**Exercise materials**

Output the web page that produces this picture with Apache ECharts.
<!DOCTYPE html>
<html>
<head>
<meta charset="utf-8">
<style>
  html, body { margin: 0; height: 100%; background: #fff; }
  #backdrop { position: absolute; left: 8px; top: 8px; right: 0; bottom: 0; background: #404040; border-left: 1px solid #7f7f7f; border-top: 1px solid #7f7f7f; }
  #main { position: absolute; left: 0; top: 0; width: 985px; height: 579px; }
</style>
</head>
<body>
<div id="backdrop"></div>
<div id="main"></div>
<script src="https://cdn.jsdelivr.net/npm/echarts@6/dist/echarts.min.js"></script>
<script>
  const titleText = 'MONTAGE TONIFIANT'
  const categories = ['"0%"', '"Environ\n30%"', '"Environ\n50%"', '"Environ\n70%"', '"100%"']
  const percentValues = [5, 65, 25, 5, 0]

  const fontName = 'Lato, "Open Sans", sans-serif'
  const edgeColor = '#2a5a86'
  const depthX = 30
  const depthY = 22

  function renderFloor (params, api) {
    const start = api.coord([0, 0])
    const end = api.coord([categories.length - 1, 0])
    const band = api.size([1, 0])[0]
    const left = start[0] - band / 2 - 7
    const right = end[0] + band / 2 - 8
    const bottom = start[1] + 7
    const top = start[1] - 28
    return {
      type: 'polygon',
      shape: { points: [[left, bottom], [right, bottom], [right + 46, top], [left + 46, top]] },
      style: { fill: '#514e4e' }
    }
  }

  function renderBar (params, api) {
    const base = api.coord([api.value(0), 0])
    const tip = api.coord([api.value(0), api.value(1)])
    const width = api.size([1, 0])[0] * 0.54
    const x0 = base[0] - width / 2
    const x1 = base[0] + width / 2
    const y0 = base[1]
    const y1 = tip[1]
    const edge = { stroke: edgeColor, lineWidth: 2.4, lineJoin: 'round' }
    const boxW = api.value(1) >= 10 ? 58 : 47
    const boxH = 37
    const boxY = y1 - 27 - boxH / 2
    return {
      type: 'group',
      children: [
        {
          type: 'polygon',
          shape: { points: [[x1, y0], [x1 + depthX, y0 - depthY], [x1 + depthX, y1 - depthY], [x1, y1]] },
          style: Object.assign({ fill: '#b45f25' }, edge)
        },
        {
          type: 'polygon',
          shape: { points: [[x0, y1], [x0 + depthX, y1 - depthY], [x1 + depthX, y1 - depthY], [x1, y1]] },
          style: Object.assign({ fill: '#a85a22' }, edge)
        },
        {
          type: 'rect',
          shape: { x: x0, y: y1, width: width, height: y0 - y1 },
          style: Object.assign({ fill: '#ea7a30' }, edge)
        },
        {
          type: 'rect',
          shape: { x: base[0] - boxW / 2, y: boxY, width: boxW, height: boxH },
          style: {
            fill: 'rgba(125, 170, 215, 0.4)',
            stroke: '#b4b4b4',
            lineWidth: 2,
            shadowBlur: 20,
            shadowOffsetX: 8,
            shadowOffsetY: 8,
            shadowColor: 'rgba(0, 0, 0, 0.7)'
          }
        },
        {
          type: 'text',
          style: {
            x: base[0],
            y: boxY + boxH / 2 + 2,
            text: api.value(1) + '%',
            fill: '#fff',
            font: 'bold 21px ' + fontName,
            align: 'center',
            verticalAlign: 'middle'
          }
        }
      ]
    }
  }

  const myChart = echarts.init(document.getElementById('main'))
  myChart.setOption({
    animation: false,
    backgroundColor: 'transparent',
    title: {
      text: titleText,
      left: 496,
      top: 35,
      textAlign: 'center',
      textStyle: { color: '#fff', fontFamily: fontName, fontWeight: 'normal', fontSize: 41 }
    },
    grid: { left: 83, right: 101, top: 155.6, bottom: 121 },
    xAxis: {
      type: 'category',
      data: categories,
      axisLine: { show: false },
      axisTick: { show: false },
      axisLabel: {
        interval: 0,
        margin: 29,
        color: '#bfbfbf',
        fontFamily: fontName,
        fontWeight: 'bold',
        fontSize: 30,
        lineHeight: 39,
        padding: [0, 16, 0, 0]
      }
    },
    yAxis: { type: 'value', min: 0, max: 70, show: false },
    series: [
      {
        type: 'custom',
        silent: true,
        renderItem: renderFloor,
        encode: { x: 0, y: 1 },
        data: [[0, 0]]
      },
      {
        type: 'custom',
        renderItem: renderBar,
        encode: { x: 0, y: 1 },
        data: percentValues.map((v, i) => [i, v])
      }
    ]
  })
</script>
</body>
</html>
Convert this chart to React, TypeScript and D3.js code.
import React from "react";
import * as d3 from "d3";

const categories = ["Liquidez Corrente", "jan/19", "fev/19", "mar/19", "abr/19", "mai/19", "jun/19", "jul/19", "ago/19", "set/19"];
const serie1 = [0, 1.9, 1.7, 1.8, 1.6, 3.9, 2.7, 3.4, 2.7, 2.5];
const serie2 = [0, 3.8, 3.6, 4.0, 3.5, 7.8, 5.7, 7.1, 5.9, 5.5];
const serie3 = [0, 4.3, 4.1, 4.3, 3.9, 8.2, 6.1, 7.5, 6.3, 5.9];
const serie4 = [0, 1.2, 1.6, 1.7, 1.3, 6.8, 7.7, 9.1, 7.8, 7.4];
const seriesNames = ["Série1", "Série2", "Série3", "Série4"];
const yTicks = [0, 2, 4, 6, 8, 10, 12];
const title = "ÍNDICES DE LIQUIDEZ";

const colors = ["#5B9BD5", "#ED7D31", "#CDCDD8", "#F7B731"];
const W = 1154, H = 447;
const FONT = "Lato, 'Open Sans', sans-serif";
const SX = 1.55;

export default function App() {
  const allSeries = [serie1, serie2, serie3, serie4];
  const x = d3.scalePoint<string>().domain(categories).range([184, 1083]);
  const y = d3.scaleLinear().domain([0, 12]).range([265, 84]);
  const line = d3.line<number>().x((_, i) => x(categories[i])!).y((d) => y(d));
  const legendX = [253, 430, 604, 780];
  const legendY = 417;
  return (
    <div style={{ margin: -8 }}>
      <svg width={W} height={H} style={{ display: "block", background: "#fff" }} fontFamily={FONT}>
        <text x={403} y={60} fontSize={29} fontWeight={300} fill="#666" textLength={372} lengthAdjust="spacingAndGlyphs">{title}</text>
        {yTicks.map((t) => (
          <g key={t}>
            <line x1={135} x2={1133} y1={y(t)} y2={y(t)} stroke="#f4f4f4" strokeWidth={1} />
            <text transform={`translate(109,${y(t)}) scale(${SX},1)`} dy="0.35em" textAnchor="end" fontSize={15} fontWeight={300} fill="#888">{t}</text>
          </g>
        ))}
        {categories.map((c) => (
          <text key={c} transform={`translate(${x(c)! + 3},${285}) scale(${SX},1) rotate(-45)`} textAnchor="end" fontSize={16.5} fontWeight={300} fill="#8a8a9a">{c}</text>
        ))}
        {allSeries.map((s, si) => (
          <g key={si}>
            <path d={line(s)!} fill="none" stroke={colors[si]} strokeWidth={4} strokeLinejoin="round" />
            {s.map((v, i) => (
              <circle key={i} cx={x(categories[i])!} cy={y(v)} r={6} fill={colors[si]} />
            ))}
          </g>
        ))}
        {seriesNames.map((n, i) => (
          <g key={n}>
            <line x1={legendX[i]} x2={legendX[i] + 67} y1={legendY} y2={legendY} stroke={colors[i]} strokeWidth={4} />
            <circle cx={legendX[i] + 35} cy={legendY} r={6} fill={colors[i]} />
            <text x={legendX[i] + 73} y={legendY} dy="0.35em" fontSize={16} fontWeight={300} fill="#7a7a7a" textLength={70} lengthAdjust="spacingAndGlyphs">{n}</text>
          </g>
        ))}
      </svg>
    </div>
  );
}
==
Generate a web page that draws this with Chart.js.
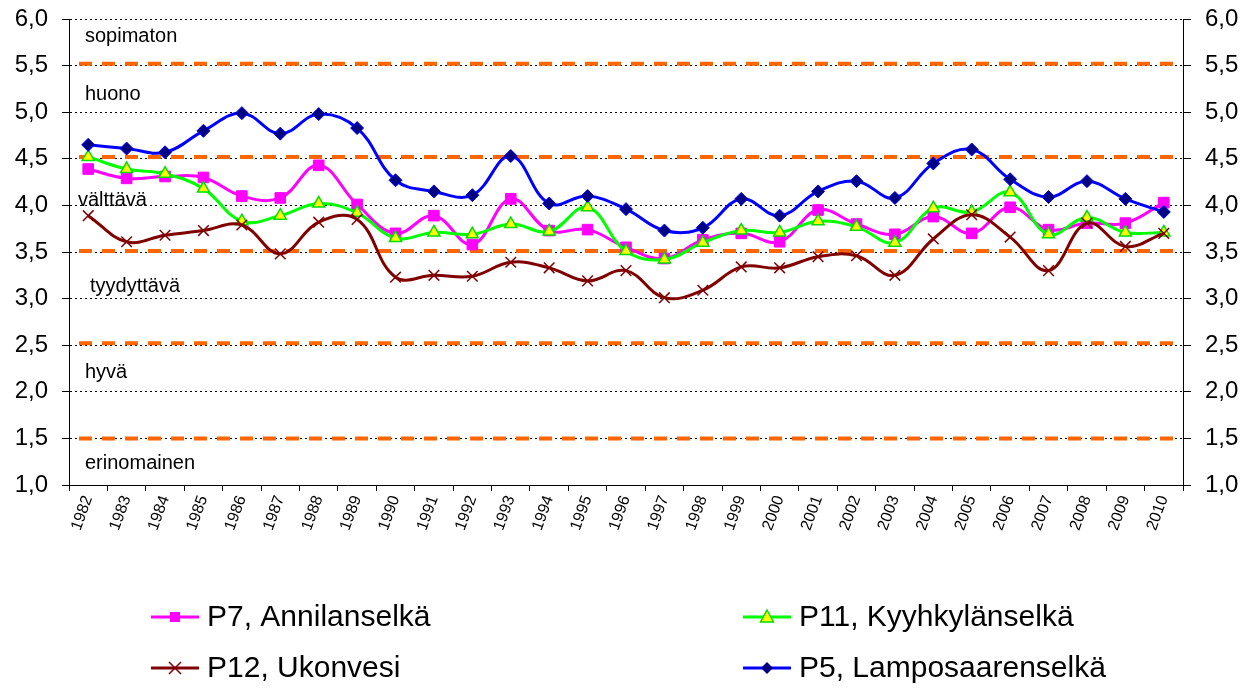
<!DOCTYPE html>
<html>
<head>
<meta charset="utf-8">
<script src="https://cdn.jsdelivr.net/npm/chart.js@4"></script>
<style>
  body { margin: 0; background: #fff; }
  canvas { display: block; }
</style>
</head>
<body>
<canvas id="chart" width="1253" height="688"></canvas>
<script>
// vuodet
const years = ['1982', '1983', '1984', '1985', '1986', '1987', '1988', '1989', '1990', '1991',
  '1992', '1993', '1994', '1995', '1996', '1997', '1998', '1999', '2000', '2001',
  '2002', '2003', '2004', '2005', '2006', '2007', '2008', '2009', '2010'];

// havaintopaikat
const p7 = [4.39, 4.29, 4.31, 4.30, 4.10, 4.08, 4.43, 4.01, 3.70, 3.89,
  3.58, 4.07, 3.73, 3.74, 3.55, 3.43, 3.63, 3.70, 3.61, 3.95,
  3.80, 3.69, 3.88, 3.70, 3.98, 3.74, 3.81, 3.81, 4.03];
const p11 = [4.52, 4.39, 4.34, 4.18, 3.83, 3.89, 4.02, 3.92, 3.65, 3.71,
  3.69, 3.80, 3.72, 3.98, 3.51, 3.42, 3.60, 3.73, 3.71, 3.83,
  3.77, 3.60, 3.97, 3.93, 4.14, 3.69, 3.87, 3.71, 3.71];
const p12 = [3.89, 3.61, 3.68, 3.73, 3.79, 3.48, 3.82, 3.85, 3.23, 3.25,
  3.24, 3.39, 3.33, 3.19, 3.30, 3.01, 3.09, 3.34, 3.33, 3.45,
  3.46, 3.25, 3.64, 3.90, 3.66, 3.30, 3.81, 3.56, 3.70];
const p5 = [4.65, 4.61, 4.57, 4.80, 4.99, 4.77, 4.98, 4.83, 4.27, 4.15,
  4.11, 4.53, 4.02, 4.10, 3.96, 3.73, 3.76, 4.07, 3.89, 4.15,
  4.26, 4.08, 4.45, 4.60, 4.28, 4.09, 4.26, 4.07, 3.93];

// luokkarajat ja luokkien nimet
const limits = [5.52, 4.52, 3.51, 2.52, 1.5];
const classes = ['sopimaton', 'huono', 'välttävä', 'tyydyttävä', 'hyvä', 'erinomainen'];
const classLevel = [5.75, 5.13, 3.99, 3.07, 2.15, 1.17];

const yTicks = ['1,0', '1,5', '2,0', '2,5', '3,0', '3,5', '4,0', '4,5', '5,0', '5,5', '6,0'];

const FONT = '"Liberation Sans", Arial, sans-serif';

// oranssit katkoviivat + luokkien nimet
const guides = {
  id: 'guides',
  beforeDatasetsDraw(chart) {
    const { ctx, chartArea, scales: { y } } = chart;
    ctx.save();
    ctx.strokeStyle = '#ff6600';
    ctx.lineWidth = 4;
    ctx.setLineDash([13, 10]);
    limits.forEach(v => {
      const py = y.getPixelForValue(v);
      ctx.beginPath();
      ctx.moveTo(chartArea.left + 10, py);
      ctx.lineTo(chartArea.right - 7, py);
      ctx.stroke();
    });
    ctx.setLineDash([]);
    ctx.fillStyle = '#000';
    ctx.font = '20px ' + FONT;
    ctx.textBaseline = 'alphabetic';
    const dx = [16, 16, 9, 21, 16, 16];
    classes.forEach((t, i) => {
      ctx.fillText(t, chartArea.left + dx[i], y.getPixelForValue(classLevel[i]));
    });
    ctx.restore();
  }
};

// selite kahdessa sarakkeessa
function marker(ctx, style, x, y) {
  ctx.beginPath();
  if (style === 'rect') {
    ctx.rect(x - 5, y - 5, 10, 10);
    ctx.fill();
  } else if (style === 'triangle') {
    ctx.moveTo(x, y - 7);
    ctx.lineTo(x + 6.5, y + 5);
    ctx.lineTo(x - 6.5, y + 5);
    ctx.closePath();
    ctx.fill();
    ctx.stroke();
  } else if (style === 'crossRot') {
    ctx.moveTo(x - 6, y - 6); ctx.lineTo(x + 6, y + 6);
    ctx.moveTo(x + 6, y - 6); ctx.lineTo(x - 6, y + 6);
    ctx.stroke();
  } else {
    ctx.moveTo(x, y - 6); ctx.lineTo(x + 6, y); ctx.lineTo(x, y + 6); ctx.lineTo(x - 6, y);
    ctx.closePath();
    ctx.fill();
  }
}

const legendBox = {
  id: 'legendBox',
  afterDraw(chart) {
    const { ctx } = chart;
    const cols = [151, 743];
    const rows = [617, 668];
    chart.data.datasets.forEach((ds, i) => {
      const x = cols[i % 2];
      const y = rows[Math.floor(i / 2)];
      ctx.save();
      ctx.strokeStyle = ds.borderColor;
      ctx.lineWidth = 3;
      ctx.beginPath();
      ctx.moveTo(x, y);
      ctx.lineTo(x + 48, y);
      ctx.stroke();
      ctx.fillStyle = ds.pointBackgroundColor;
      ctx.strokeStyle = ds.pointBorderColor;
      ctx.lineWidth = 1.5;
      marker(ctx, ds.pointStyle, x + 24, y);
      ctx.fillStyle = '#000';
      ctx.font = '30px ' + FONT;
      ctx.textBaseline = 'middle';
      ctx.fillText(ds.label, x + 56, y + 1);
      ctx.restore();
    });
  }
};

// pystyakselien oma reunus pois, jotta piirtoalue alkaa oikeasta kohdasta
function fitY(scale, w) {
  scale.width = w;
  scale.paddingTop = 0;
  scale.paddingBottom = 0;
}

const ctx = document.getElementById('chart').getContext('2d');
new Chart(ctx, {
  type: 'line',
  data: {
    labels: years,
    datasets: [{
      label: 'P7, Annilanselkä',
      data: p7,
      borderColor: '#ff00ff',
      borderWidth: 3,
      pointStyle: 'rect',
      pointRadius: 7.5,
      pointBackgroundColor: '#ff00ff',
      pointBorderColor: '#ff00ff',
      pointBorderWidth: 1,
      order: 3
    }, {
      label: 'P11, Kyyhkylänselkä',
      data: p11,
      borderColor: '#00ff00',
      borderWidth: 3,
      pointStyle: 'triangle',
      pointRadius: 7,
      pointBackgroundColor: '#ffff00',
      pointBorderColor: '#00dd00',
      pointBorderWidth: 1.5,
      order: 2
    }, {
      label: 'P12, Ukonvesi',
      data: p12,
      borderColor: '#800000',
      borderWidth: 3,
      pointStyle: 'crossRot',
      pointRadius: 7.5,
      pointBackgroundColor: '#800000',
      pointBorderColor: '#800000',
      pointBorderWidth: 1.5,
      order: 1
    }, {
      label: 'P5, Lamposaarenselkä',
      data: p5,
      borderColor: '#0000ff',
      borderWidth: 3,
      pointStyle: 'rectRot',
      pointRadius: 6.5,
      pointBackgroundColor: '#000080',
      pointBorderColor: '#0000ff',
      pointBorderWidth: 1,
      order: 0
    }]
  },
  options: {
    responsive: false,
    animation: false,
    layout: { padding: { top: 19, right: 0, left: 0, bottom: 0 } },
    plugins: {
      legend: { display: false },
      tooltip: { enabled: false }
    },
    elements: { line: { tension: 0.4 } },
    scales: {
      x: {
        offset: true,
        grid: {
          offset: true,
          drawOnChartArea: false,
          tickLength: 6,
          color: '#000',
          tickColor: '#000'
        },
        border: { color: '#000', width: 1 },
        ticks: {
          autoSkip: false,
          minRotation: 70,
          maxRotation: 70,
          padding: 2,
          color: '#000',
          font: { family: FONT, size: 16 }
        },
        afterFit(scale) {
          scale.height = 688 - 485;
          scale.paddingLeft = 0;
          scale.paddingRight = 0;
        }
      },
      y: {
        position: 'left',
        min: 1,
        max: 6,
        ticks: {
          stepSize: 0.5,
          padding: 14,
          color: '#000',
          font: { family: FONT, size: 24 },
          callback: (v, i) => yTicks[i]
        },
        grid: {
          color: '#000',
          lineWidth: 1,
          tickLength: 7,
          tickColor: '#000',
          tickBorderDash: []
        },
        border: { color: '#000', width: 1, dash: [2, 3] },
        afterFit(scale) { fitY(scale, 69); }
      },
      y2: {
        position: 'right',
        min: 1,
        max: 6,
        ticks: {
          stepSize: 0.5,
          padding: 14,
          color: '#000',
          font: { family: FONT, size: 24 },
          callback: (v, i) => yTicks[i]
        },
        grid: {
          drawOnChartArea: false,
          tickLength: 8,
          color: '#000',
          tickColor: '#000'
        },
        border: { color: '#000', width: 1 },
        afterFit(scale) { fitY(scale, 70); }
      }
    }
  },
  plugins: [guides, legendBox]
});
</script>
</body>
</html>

**Description of the task**
Give back exactly the lines from the line that has "Convert this chart" to the line that has "import * as", both included, and leave out all others.

**Problem solution**
Convert this chart to React, TypeScript and D3.js code.
import React from "react";
import * as d3 from "d3";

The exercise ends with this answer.